Reproduce every line of the material below, but drop the pictures.

** INFORMATION SHOWN **
---+---

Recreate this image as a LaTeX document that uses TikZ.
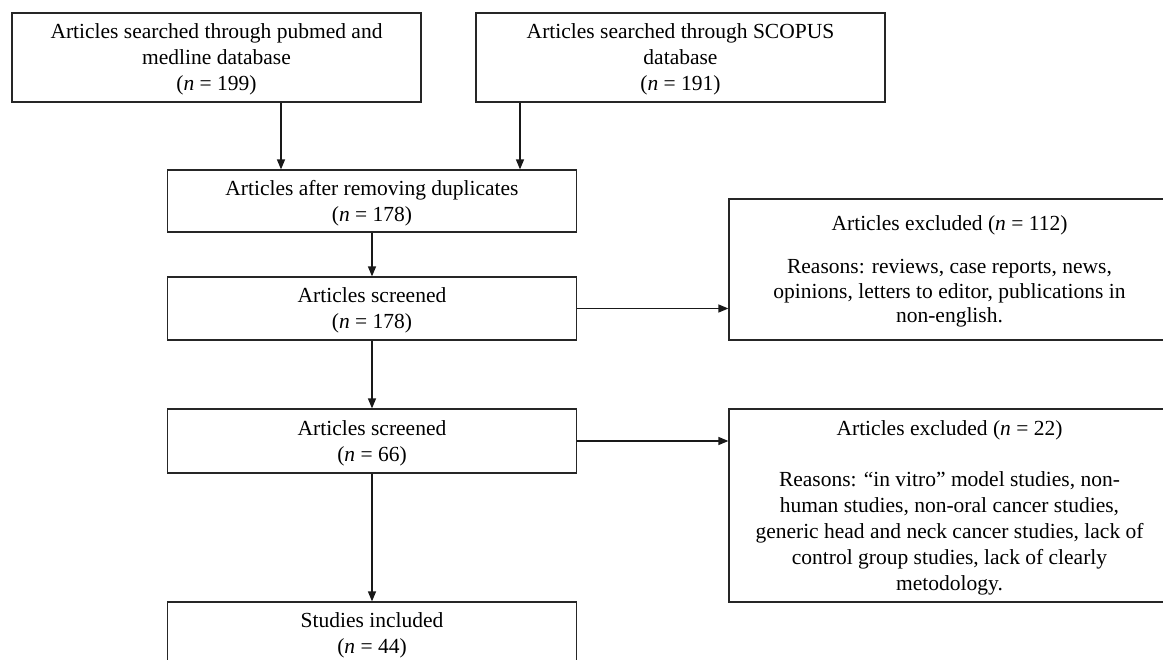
\documentclass[tikz,border=0pt]{standalone}
\usepackage{fontspec}
\setmainfont{Liberation Serif}
\usepackage{tikz}
\usetikzlibrary{arrows.meta}
\tikzset{>={Triangle[length=10pt,width=8pt]}}
\tikzset{
  flowbox/.style={draw=black!85, line width=1.2pt, align=center, inner sep=0pt,
    minimum width=409pt, text depth=-6pt, font=\fontsize{21.5}{26}\selectfont},
  exclbox/.style={flowbox, minimum width=441pt},
  flowline/.style={->, line width=1.3pt, black!90}
}
\newcommand{\nn}[1]{(\textit{n} = #1)}

\begin{document}
\begin{tikzpicture}[x=1pt, y=-1pt]
  \useasboundingbox (0,0) rectangle (1163,660);

  % sources
  \node[flowbox, minimum height=89pt] (srcpub) at (216.5, 57.5)
    {Articles searched through pubmed and\\ medline database\\ \nn{199}};
  \node[flowbox, minimum height=89pt] (srcscopus) at (680.5, 57.5)
    {Articles searched through SCOPUS\\ database\\ \nn{191}};

  % main column
  \node[flowbox, minimum height=62pt] (dedup) at (372, 201)
    {Articles after removing duplicates\\ \nn{178}};
  \node[flowbox, minimum height=63pt] (screenA) at (372, 308.5)
    {Articles screened\\ \nn{178}};
  \node[flowbox, minimum height=64pt] (screenB) at (372, 441)
    {Articles screened\\ \nn{66}};
  \node[flowbox, minimum height=62pt] (included) at (372, 633)
    {Studies included\\ \nn{44}};

  % exclusions
  \node[exclbox, minimum height=141pt] (exclA) at (949.5, 269.5)
    {Articles excluded \nn{112}\\[17pt]
     Reasons: reviews, case reports, news,\\[-1.5pt]
     opinions, letters to editor, publications in\\[-1.5pt]
     non-english.};
  \node[exclbox, minimum height=193pt] (exclB) at (949.5, 505.5)
    {Articles excluded \nn{22}\\[25pt]
     Reasons: “in vitro” model studies, non-\\
     human studies, non-oral cancer studies,\\
     generic head and neck cancer studies, lack of\\
     control group studies, lack of clearly\\
     metodology.};

  % arrows
  \draw[flowline] ([xshift=64.5pt]srcpub.south) -- ([xshift=64.5pt]srcpub.south |- dedup.north);
  \draw[flowline] ([xshift=-160.5pt]srcscopus.south) -- ([xshift=-160.5pt]srcscopus.south |- dedup.north);
  \draw[flowline] (dedup) -- (screenA);
  \draw[flowline] (screenA.east) -- (screenA.east -| exclA.west);
  \draw[flowline] (screenA) -- (screenB);
  \draw[flowline] (screenB.east) -- (screenB.east -| exclB.west);
  \draw[flowline] (screenB) -- (included);
\end{tikzpicture}
\end{document}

---+---

** FINAL ANSWER **
Recreate this image as a LaTeX document that uses TikZ.
\documentclass[tikz,border=0pt]{standalone}
\usepackage{fontspec}
\setmainfont{Liberation Serif}
\usepackage{tikz}
\usetikzlibrary{arrows.meta}
\tikzset{>={Triangle[length=10pt,width=8pt]}}
\tikzset{
  flowbox/.style={draw=black!85, line width=1.2pt, align=center, inner sep=0pt,
    minimum width=409pt, text depth=-6pt, font=\fontsize{21.5}{26}\selectfont},
  exclbox/.style={flowbox, minimum width=441pt},
  flowline/.style={->, line width=1.3pt, black!90}
}
\newcommand{\nn}[1]{(\textit{n} = #1)}

\begin{document}
\begin{tikzpicture}[x=1pt, y=-1pt]
  \useasboundingbox (0,0) rectangle (1163,660);

  % sources
  \node[flowbox, minimum height=89pt] (srcpub) at (216.5, 57.5)
    {Articles searched through pubmed and\\ medline database\\ \nn{199}};
  \node[flowbox, minimum height=89pt] (srcscopus) at (680.5, 57.5)
    {Articles searched through SCOPUS\\ database\\ \nn{191}};

  % main column
  \node[flowbox, minimum height=62pt] (dedup) at (372, 201)
    {Articles after removing duplicates\\ \nn{178}};
  \node[flowbox, minimum height=63pt] (screenA) at (372, 308.5)
    {Articles screened\\ \nn{178}};
  \node[flowbox, minimum height=64pt] (screenB) at (372, 441)
    {Articles screened\\ \nn{66}};
  \node[flowbox, minimum height=62pt] (included) at (372, 633)
    {Studies included\\ \nn{44}};

  % exclusions
  \node[exclbox, minimum height=141pt] (exclA) at (949.5, 269.5)
    {Articles excluded \nn{112}\\[17pt]
     Reasons: reviews, case reports, news,\\[-1.5pt]
     opinions, letters to editor, publications in\\[-1.5pt]
     non-english.};
  \node[exclbox, minimum height=193pt] (exclB) at (949.5, 505.5)
    {Articles excluded \nn{22}\\[25pt]
     Reasons: “in vitro” model studies, non-\\
     human studies, non-oral cancer studies,\\
     generic head and neck cancer studies, lack of\\
     control group studies, lack of clearly\\
     metodology.};

  % arrows
  \draw[flowline] ([xshift=64.5pt]srcpub.south) -- ([xshift=64.5pt]srcpub.south |- dedup.north);
  \draw[flowline] ([xshift=-160.5pt]srcscopus.south) -- ([xshift=-160.5pt]srcscopus.south |- dedup.north);
  \draw[flowline] (dedup) -- (screenA);
  \draw[flowline] (screenA.east) -- (screenA.east -| exclA.west);
  \draw[flowline] (screenA) -- (screenB);
  \draw[flowline] (screenB.east) -- (screenB.east -| exclB.west);
  \draw[flowline] (screenB) -- (included);
\end{tikzpicture}
\end{document}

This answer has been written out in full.